EXERCISE REQUIREMENTS:
Reproduce the listing exactly and skip over any pictures.
* * * *
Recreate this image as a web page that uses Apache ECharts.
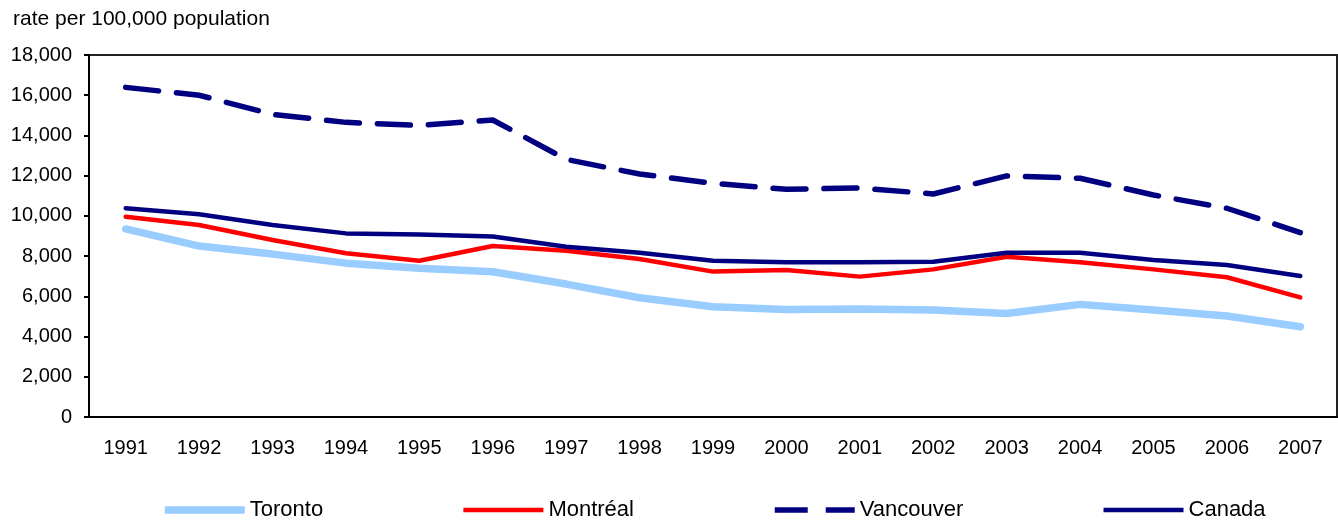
<!DOCTYPE html>
<html>
<head>
<meta charset="utf-8">
<script src="https://cdn.jsdelivr.net/npm/echarts@6/dist/echarts.min.js"></script>
<style>
    html, body { margin: 0; padding: 0; background: #fff; }
    #chart { width: 1338px; height: 522px; }
</style>
</head>
<body>
<div id="chart"></div>
<script>
var years = ['1991', '1992', '1993', '1994', '1995', '1996', '1997', '1998', '1999',
    '2000', '2001', '2002', '2003', '2004', '2005', '2006', '2007'];
var toronto = [9350, 8500, 8100, 7650, 7400, 7220, 6610, 5930, 5480,
    5350, 5370, 5320, 5150, 5600, 5320, 5020, 4490];
var montreal = [9960, 9550, 8800, 8140, 7770, 8500, 8270, 7860, 7230,
    7310, 6980, 7340, 7970, 7690, 7340, 6950, 5950];
var vancouver = [16390, 16000, 15050, 14650, 14500, 14770, 12810, 12080, 11620,
    11320, 11390, 11090, 11990, 11870, 11040, 10380, 9170];
var canada = [10380, 10080, 9550, 9130, 9070, 8970, 8470, 8170, 7770,
    7690, 7690, 7720, 8170, 8170, 7810, 7560, 7010];

var font = 'Liberation Sans, Arial, sans-serif';

function lineSeries(name, data, color, width, dash) {
    return {
        name: name,
        type: 'line',
        data: data,
        symbol: 'none',
        animation: false,
        lineStyle: { color: color, width: width, type: dash || 'solid', cap: 'round' },
        itemStyle: { color: color }
    };
}

var option = {
    backgroundColor: '#fff',
    textStyle: { fontFamily: font },
    title: {
        text: 'rate per 100,000 population',
        left: 8,
        top: 4,
        textStyle: { fontSize: 21, fontWeight: 'normal', color: '#000', fontFamily: font }
    },
    grid: {
        left: 89, top: 55, right: 1, bottom: 105,
        show: true, borderColor: '#222', borderWidth: 2
    },
    legend: {
        left: 156,
        top: 494,
        itemWidth: 80,
        itemHeight: 22,
        itemGap: 138,
        itemStyle: { opacity: 0 },
        lineStyle: { width: 'inherit', cap: 'butt' },
        textStyle: { fontSize: 22, color: '#000', fontFamily: font },
        data: ['Toronto', 'Montréal', 'Vancouver', 'Canada']
    },
    xAxis: {
        type: 'category',
        data: years,
        boundaryGap: true,
        axisLine: { lineStyle: { color: '#000', width: 2 } },
        axisTick: { inside: true, length: 8, lineStyle: { color: '#000', width: 2 } },
        axisLabel: { color: '#000', fontSize: 20, margin: 21, fontFamily: font },
        splitLine: { show: false }
    },
    yAxis: {
        type: 'value',
        min: 0,
        max: 18000,
        interval: 2000,
        axisLine: { show: true, lineStyle: { color: '#000', width: 2 } },
        axisTick: { show: true, length: 5, lineStyle: { color: '#000', width: 2 } },
        axisLabel: {
            color: '#000', fontSize: 20, margin: 17, fontFamily: font,
            formatter: function (v) { return v.toLocaleString('en-US'); }
        },
        splitLine: { show: false }
    },
    series: [
        lineSeries('Toronto', toronto, '#99CCFF', 7.5),
        lineSeries('Montréal', montreal, '#FF0000', 4.5),
        lineSeries('Vancouver', vancouver, '#000080', 5.5, [33, 18]),
        lineSeries('Canada', canada, '#000080', 4.5)
    ]
};

var myChart = echarts.init(document.getElementById('chart'));
myChart.setOption(option);
</script>
</body>
</html>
* * * *
RESPONSE TO THE EXERCISE:
Recreate this image as a web page that uses Apache ECharts.
<!DOCTYPE html>
<html>
<head>
<meta charset="utf-8">
<script src="https://cdn.jsdelivr.net/npm/echarts@6/dist/echarts.min.js"></script>
<style>
    html, body { margin: 0; padding: 0; background: #fff; }
    #chart { width: 1338px; height: 522px; }
</style>
</head>
<body>
<div id="chart"></div>
<script>
var years = ['1991', '1992', '1993', '1994', '1995', '1996', '1997', '1998', '1999',
    '2000', '2001', '2002', '2003', '2004', '2005', '2006', '2007'];
var toronto = [9350, 8500, 8100, 7650, 7400, 7220, 6610, 5930, 5480,
    5350, 5370, 5320, 5150, 5600, 5320, 5020, 4490];
var montreal = [9960, 9550, 8800, 8140, 7770, 8500, 8270, 7860, 7230,
    7310, 6980, 7340, 7970, 7690, 7340, 6950, 5950];
var vancouver = [16390, 16000, 15050, 14650, 14500, 14770, 12810, 12080, 11620,
    11320, 11390, 11090, 11990, 11870, 11040, 10380, 9170];
var canada = [10380, 10080, 9550, 9130, 9070, 8970, 8470, 8170, 7770,
    7690, 7690, 7720, 8170, 8170, 7810, 7560, 7010];

var font = 'Liberation Sans, Arial, sans-serif';

function lineSeries(name, data, color, width, dash) {
    return {
        name: name,
        type: 'line',
        data: data,
        symbol: 'none',
        animation: false,
        lineStyle: { color: color, width: width, type: dash || 'solid', cap: 'round' },
        itemStyle: { color: color }
    };
}

var option = {
    backgroundColor: '#fff',
    textStyle: { fontFamily: font },
    title: {
        text: 'rate per 100,000 population',
        left: 8,
        top: 4,
        textStyle: { fontSize: 21, fontWeight: 'normal', color: '#000', fontFamily: font }
    },
    grid: {
        left: 89, top: 55, right: 1, bottom: 105,
        show: true, borderColor: '#222', borderWidth: 2
    },
    legend: {
        left: 156,
        top: 494,
        itemWidth: 80,
        itemHeight: 22,
        itemGap: 138,
        itemStyle: { opacity: 0 },
        lineStyle: { width: 'inherit', cap: 'butt' },
        textStyle: { fontSize: 22, color: '#000', fontFamily: font },
        data: ['Toronto', 'Montréal', 'Vancouver', 'Canada']
    },
    xAxis: {
        type: 'category',
        data: years,
        boundaryGap: true,
        axisLine: { lineStyle: { color: '#000', width: 2 } },
        axisTick: { inside: true, length: 8, lineStyle: { color: '#000', width: 2 } },
        axisLabel: { color: '#000', fontSize: 20, margin: 21, fontFamily: font },
        splitLine: { show: false }
    },
    yAxis: {
        type: 'value',
        min: 0,
        max: 18000,
        interval: 2000,
        axisLine: { show: true, lineStyle: { color: '#000', width: 2 } },
        axisTick: { show: true, length: 5, lineStyle: { color: '#000', width: 2 } },
        axisLabel: {
            color: '#000', fontSize: 20, margin: 17, fontFamily: font,
            formatter: function (v) { return v.toLocaleString('en-US'); }
        },
        splitLine: { show: false }
    },
    series: [
        lineSeries('Toronto', toronto, '#99CCFF', 7.5),
        lineSeries('Montréal', montreal, '#FF0000', 4.5),
        lineSeries('Vancouver', vancouver, '#000080', 5.5, [33, 18]),
        lineSeries('Canada', canada, '#000080', 4.5)
    ]
};

var myChart = echarts.init(document.getElementById('chart'));
myChart.setOption(option);
</script>
</body>
</html>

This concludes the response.